Approximately 80 to 90 per cent of Irish industry consists of enterprises of 50 people or fewer. It is important that these small and medium sized firms get the support they need. It is suggested that we have cluster industries, particularly in the food sector. This will be crucial from the point of view of selling abroad especially where Irish industry is seen to have a competitive edge and where our image as a green producer of food can be positively used to develop markets abroad. The Government has responded positively to the suggestion in the Culliton report that we cluster industries and respond to their group needs, for example, by helping provide training, management efficiency, research and marketing, rather than expecting each industry to cope with those areas on their own. One of the major problems in the past has been that industries have been too small to take on many of those areas on their own and, as Senator Hillery said, some of the incentives in the Finance Bill target that issue.
The Moriarty report says that emphasis should be put on areas of recognised weakness and it specifies marketing and innovation, to which the Minister referred in his speech.
I share Senator Quinn's view that marketing is crucial. We have a positive image and well trained young people who can sell our products abroad; we have a good reputation abroad as people who can be trusted. We need to get into the markets and the distribution mechanisms abroad and we need to set up structures that will facilitate small firms who could not possibly sell their products themselves on the various world markets. It is vital that they can channel into links that are already there. The only way we can improve our productivity is to extend our markets abroad because the home market is limited.
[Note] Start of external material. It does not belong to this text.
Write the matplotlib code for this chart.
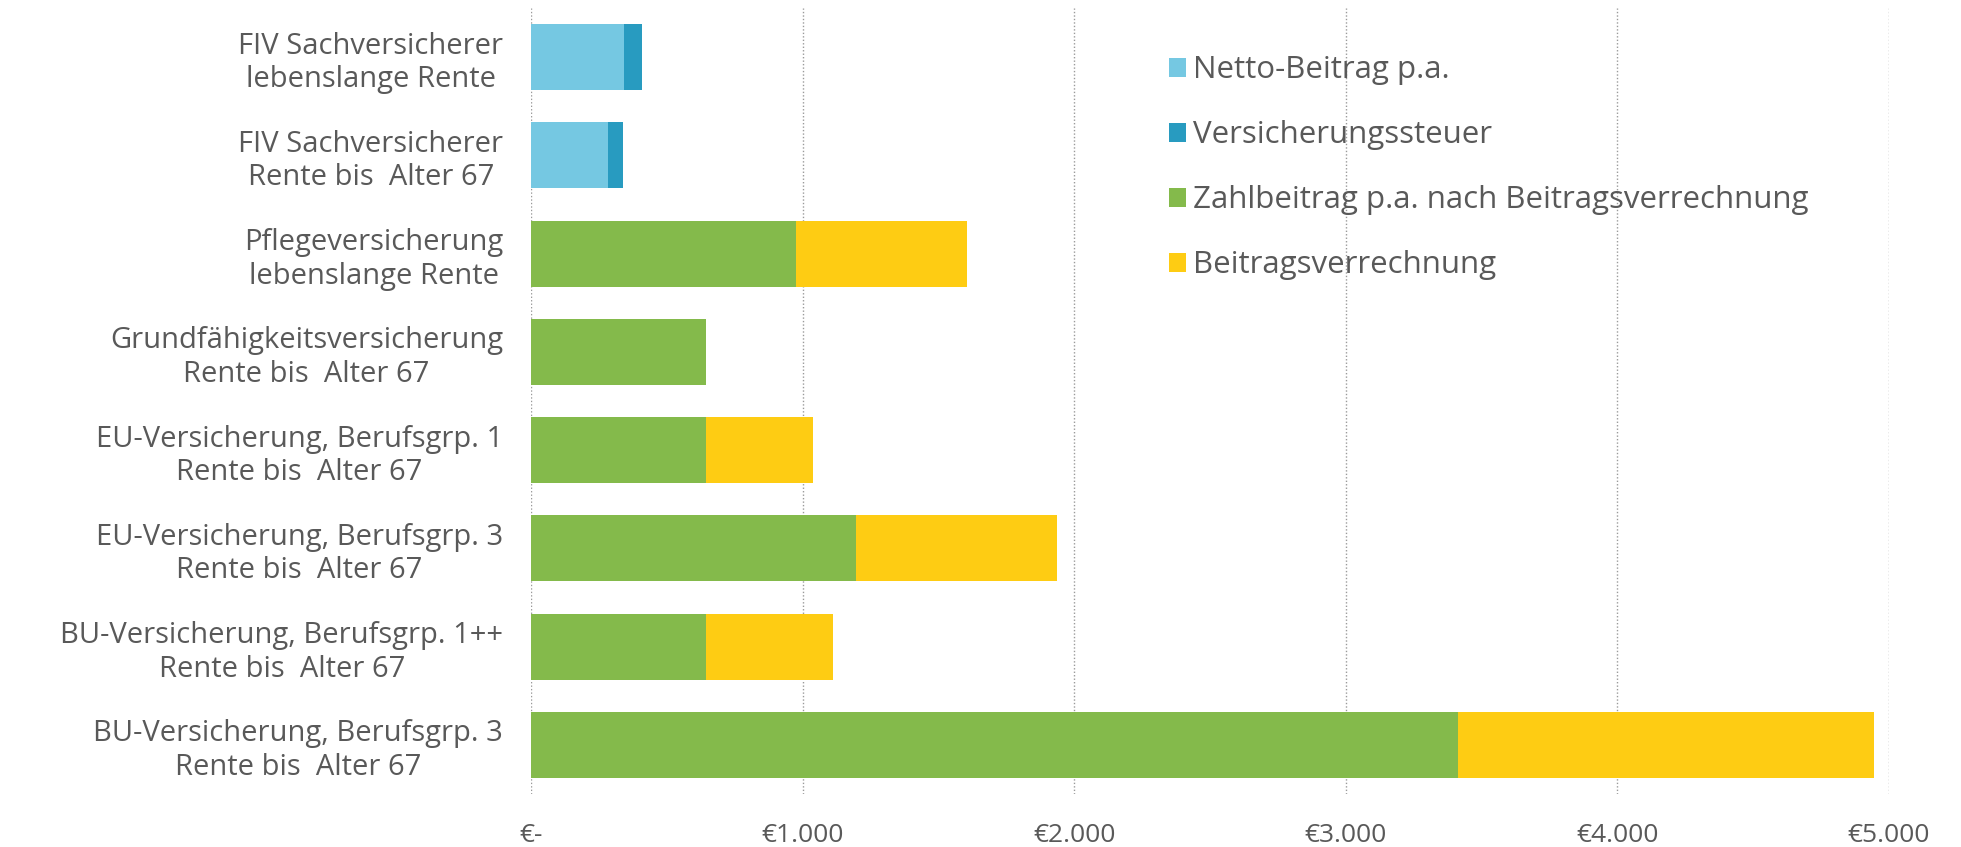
import matplotlib
matplotlib.use("Agg")
import matplotlib.pyplot as plt
import numpy as np

categories = [
    "FIV Sachversicherer\nlebenslange Rente",
    "FIV Sachversicherer\nRente bis  Alter 67",
    "Pflegeversicherung\nlebenslange Rente",
    "Grundfähigkeitsversicherung\nRente bis  Alter 67",
    "EU-Versicherung, Berufsgrp. 1\nRente bis  Alter 67",
    "EU-Versicherung, Berufsgrp. 3\nRente bis  Alter 67",
    "BU-Versicherung, Berufsgrp. 1++\nRente bis  Alter 67",
    "BU-Versicherung, Berufsgrp. 3\nRente bis  Alter 67",
]
netto = [341, 284, 0, 0, 0, 0, 0, 0]
steuer = [66, 54, 0, 0, 0, 0, 0, 0]
zahlbeitrag = [0, 0, 977, 645, 645, 1198, 645, 3413]
verrechnung = [0, 0, 627, 0, 392, 737, 466, 1532]
series_names = ["Netto-Beitrag p.a.", "Versicherungssteuer",
                "Zahlbeitrag p.a. nach Beitragsverrechnung", "Beitragsverrechnung"]
xticks = [0, 1000, 2000, 3000, 4000, 5000]
xticklabels = ["€-", "€1.000", "€2.000", "€3.000", "€4.000", "€5.000"]

colors = ["#75C8E2", "#289BC0", "#84BA4B", "#FECC13"]
text_color = "#595959"

plt.rcParams['font.family'] = ['Open Sans', 'DejaVu Sans']

fig = plt.figure(figsize=(19.61, 8.47), dpi=100)
ax = fig.add_axes([531/1961, 1 - 794/847, (1889 - 531)/1961, (794 - 8)/847])

y = np.arange(len(categories))
h = 0.67
left = np.zeros(len(categories))
for vals, c, name in zip([netto, steuer, zahlbeitrag, verrechnung], colors, series_names):
    v = np.array(vals, dtype=float)
    ax.barh(y, v, left=left, height=h, color=c, label=name, zorder=2)
    left += v

ax.set_ylim(len(categories) - 0.5, -0.5)
ax.set_xlim(0, 5000)
ax.set_xticks(xticks)
ax.set_xticklabels(xticklabels, fontsize=19)
ax.set_yticks(y)
ax.set_yticklabels(categories, multialignment='center', fontsize=21)
ax.tick_params(axis='both', length=0, labelcolor=text_color)
ax.tick_params(axis='y', pad=20)
ax.tick_params(axis='x', pad=21)
for s in ax.spines.values():
    s.set_visible(False)
ax.grid(axis='x', linestyle=(0, (1, 1.5)), color='#9A9A9A', linewidth=1.0, zorder=0)
ax.set_axisbelow(True)

leg = ax.legend(loc='upper left', bbox_to_anchor=(0.47, 0.94), frameon=False,
                fontsize=22.5, handlelength=0.55, handleheight=0.55, handletextpad=0.2,
                labelspacing=1.12, borderpad=0, borderaxespad=0)
for t in leg.get_texts():
    t.set_color(text_color)

fig.savefig("out.png", dpi=100, facecolor="white")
I will briefly refer to the education issues which have been covered by other speakers. I support the decision to integrate rather than separate a vocational stream in the education system. Mr. Culliton supported the Government decision to do this rather than the original suggestion of having a separate vocational stream. It is important that education produces for the jobs market people who have vocational and other elements of education. I also support the further emphasis on foreign languages. As regards training, the division between on-the-job training and other areas of training will clarify the role of FÁS.
I would particularly like to stress the importance of targeting black spot areas where unemployment is high — up to 80 and 90 per cent in some urban areas. I know they will be targeted in the national plan in the application for EC Structural Funds. It is important that we target incentives in those areas where, as I said earlier, successive generations are experiencing a culture of unemployment and we have to break that hold.
I would like to refer to the points made earlier regarding the increases in and the restructuring of phone charges. We all regret that there will be increases in certain areas. It was proposed in the Culliton report that in order to reduce overseas charges there would have to be increases in domestic charges. When that was an abstract proposal, it was strongly welcomed by commentators and by other political parties. Now that it is to become a concrete proposal, it is being criticised. I hope, when it comes to the taxation changes, people who now welcome the abstract idea of changes in taxation will be equally willing to welcome the downside of those changes. There will have to be a downside since money does not come like manna from Heaven.
I welcome the fact that we have clear policy identified in this area, that we have targets and timetables and that the Government has indicated its intention to fulfil those targets by coming back to us at regular intervals and by continuing the monitoring committee of the Ministers involved.